Kenobi. What a simple title for a book about one of the greatest Jedi of all time. Kenobi. One word, yet it conveys so much. This recent addition to the pantheon of Star Wars literature by John Jackson Miller gives us the story of Obi-Wan in the immediate aftermath of Episode III "Revenge of the Sith." We already know from that movie that Obi-Wan Kenobi has taken it upon himself to watch over Anakin Skywalker's son, Luke. Anakin, who was Kenobi's fellow Jedi and brother-in-arms, was turned to the dark side by Darth Sidious, who is now the Emperor of the galaxy. Anakin, who took the name Darth Vader after his turn to the dark side, was defeated in a lightsaber duel by Obi-Wan and was left to die on Mustafar. Knowing the Emperor would search for the offspring of Vader, Master Yoda and Obi-Wan decide to hide Luke with his step-uncle and aunt on the Outer Rim planet of Tatooine. Kenobi vows to watch out for the boy's safety until such time he is ready to be a Jedi.
If you are only familiar with Obi-Wan from his appearances in the original trilogy of movies, this book may not resonate with you. However, if you are a fan of the prequel trilogy, and especially the animated series "The Clone Wars," then this book will give you a powerful insight into the mind of Obi-Wan as he comes to grip with what has happened to his world in the past few months. You can almost feel the sadness rolling off of him as he interacts with his new surroundings. Vowing the life of a hermit, his one goal is to watch after Luke. What could possibly be difficult about that?
As it turns out, it is incredibly difficult. Owen Lars, Luke's uncle, does not like "Ben" (Obi-Wan changed his name) hanging around too much. He feels the Jedi will attract trouble and interfere with his farm. Obi-Wan relents and moves to the far side of the desert. Finding an empty house, he begins the process of making it into a home.

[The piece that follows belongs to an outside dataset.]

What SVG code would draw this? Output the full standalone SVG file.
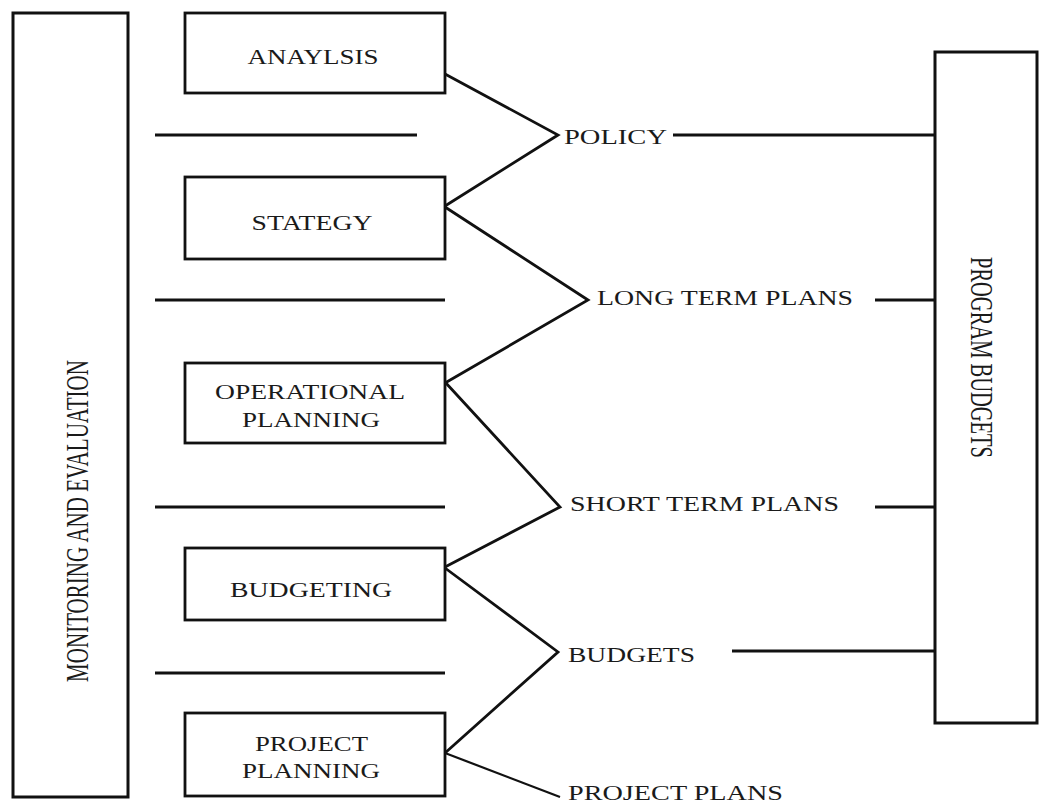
<svg xmlns="http://www.w3.org/2000/svg" width="1040" height="803" viewBox="0 0 1040 803">
<style>
.box{fill:#fff;stroke:#111;stroke-width:2.8}
.big{fill:#fff;stroke:#111;stroke-width:3}
.ln{fill:none;stroke:#111;stroke-width:2.8;stroke-linejoin:miter}
.thin{fill:none;stroke:#111;stroke-width:2.2}
text{font-family:"Liberation Serif","Times New Roman",serif;font-size:21.5px;fill:#1a1a1a}
.c{text-anchor:middle}
</style>
<rect width="1040" height="803" fill="#fff"/>
<g id="monitoring">
<rect class="big" x="13" y="13" width="115" height="784"/>
<text class="c" transform="translate(88,521) scale(1.45,1) rotate(-90)" textLength="322" lengthAdjust="spacingAndGlyphs">MONITORING AND EVALUATION</text>
</g>
<g id="program-budgets">
<rect class="big" x="935" y="52" width="102" height="671"/>
<text class="c" transform="translate(971,357.5) scale(1.5,1) rotate(90)" textLength="201" lengthAdjust="spacingAndGlyphs">PROGRAM BUDGETS</text>
</g>
<g id="analysis">
<rect class="box" x="185" y="13" width="260" height="80"/>
<text class="c" transform="translate(313,64) scale(1.27,1)" textLength="103.1" lengthAdjust="spacingAndGlyphs">ANAYLSIS</text>
</g>
<g id="strategy">
<rect class="box" x="185" y="177" width="260" height="82"/>
<text class="c" transform="translate(312,230) scale(1.27,1)" textLength="95.3" lengthAdjust="spacingAndGlyphs">STATEGY</text>
</g>
<g id="operational-planning">
<rect class="box" x="185" y="363" width="260" height="80"/>
<text class="c" transform="translate(310,399) scale(1.27,1)" textLength="149.6" lengthAdjust="spacingAndGlyphs">OPERATIONAL</text>
<text class="c" transform="translate(311,427) scale(1.27,1)" textLength="108.7" lengthAdjust="spacingAndGlyphs">PLANNING</text>
</g>
<g id="budgeting">
<rect class="box" x="185" y="548" width="260" height="72"/>
<text class="c" transform="translate(311,597) scale(1.27,1)" textLength="127.6" lengthAdjust="spacingAndGlyphs">BUDGETING</text>
</g>
<g id="project-planning">
<rect class="box" x="185" y="713" width="260" height="83"/>
<text class="c" transform="translate(311.5,751) scale(1.27,1)" textLength="89" lengthAdjust="spacingAndGlyphs">PROJECT</text>
<text class="c" transform="translate(311,778) scale(1.27,1)" textLength="108.7" lengthAdjust="spacingAndGlyphs">PLANNING</text>
</g>
<g id="policy"><text transform="translate(564,144) scale(1.27,1)" textLength="81.1" lengthAdjust="spacingAndGlyphs">POLICY</text></g>
<g id="long-term-plans"><text transform="translate(597,305) scale(1.27,1)" textLength="201.6" lengthAdjust="spacingAndGlyphs">LONG TERM PLANS</text></g>
<g id="short-term-plans"><text transform="translate(570,511) scale(1.27,1)" textLength="211.8" lengthAdjust="spacingAndGlyphs">SHORT TERM PLANS</text></g>
<g id="budgets"><text transform="translate(568,662) scale(1.27,1)" textLength="100" lengthAdjust="spacingAndGlyphs">BUDGETS</text></g>
<g id="project-plans"><text transform="translate(568,800) scale(1.27,1)" textLength="169.3" lengthAdjust="spacingAndGlyphs">PROJECT PLANS</text></g>
<g id="connectors">
<line class="ln" x1="155" y1="135" x2="417" y2="135"/>
<line class="ln" x1="155" y1="300" x2="445" y2="300"/>
<line class="ln" x1="155" y1="507" x2="445" y2="507"/>
<line class="ln" x1="155" y1="673" x2="445" y2="673"/>
<polyline class="ln" points="445,74 558,135 445,206"/>
<polyline class="ln" points="445,207 588,300 445,383"/>
<polyline class="ln" points="445,382 560,507 445,567"/>
<polyline class="ln" points="445,568 558,652 445,753"/>
<line class="thin" x1="445" y1="753" x2="560" y2="797"/>
<line class="ln" x1="673" y1="135" x2="935" y2="135"/>
<line class="ln" x1="875" y1="300" x2="935" y2="300"/>
<line class="ln" x1="875" y1="507" x2="935" y2="507"/>
<line class="ln" x1="732" y1="651" x2="935" y2="651"/>
</g>
</svg>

From here we are introduced to the rest of the dramatis personae. Annileen Calwell, a general store owner, and her two children Jabe and Kallie. Orrin Gault, a moisture farmer and something of a town leader. His two kids Mullen and Veeka. A'Yark, Tusken raider and clan leader. That's right, I said Tusken. Sandpeople. What story set on Tatooine would be complete without Sandpeople? The story continues on with Annileen playing the part of the strong, yet vulnerable, pioneer woman. Orrin plays the part of the self-important rancher and A'Yark is the Native American with strange customs and traditions that keeps the Tuskens locked in conflict with the settlers. The author states in his acknowledgments that this novel was intended to be Star Wars as a western and he suceeded in translating this genre into a galaxy far, far away.
I won't give away the plot, and really, the plot is secondary to Kenobi's adjustment to post-Jedi life. He exudes sadness and loss through the whole story yet still finds the strength to act when needed. If you are a Star Wars fan, especially a prequel and Clone Wars fan, this book will help you bridge the wide gap between episodes III and IV. I recommend you pick it up and read it soon as the next Star Wars novel lands in early October and will be centered around Luke's sister, Princess Leia.